Media Release 8 Sep 2014
Family First NZ is writing to the Minister of Police Anne Tolley to ask her to have the Commissioner of Police review the decision of the police and Hawke’s Bay area commander Inspector Tania Kura not to prosecute the female streaker at the All Blacks game during the weekend.
“The decision by the police not to prosecute sends a dangerous message to copycats who also want their minute of fame. Families are rightly concerned that they and their children may be confronted by full nudity in a public place,” says Bob McCoskrie, National Director of Family First NZ.
“This was a family event attended by thousands of families and viewed by a worldwide audience.

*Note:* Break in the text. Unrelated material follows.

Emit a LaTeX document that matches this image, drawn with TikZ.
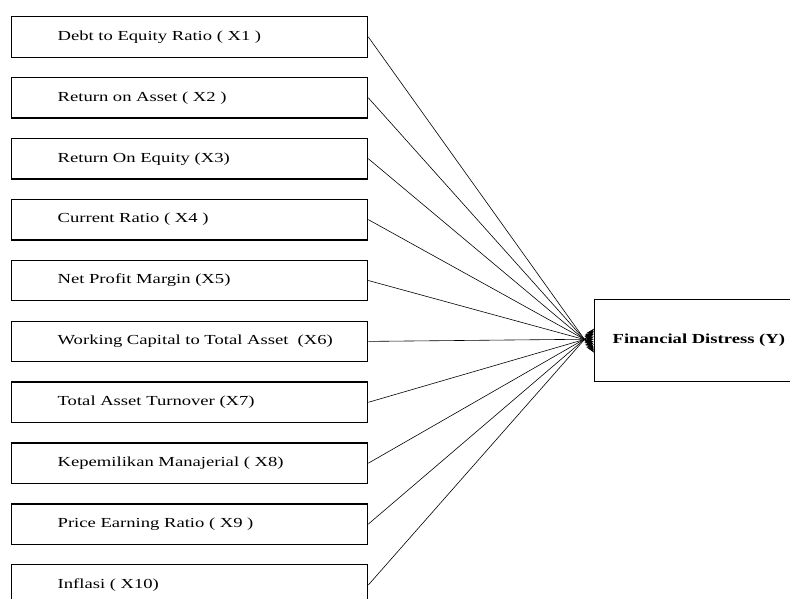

This case sets a dangerous precedent and means that families are more likely to be confronted by offensive and inappropriate behavior in public places where they should feel safe about taking their children.”
Family First also notes that a man who streaked through the All Blacks Test in Dunedin in July was charged.
Family First is also critical of the media for their extensive visual coverage of the event.
“The best way to shut down these ‘show-ponies’ is to ignore them. Our understanding was that this was the policy being adopted by the media,” says Mr McCoskrie.
Family First has been calling on the government to amend the Crimes Act and Summary Offences Act to clarify the rules around public nudity to avoid any doubt and repeats of these types of events.
“The police should stop covering up offensive behaviour.”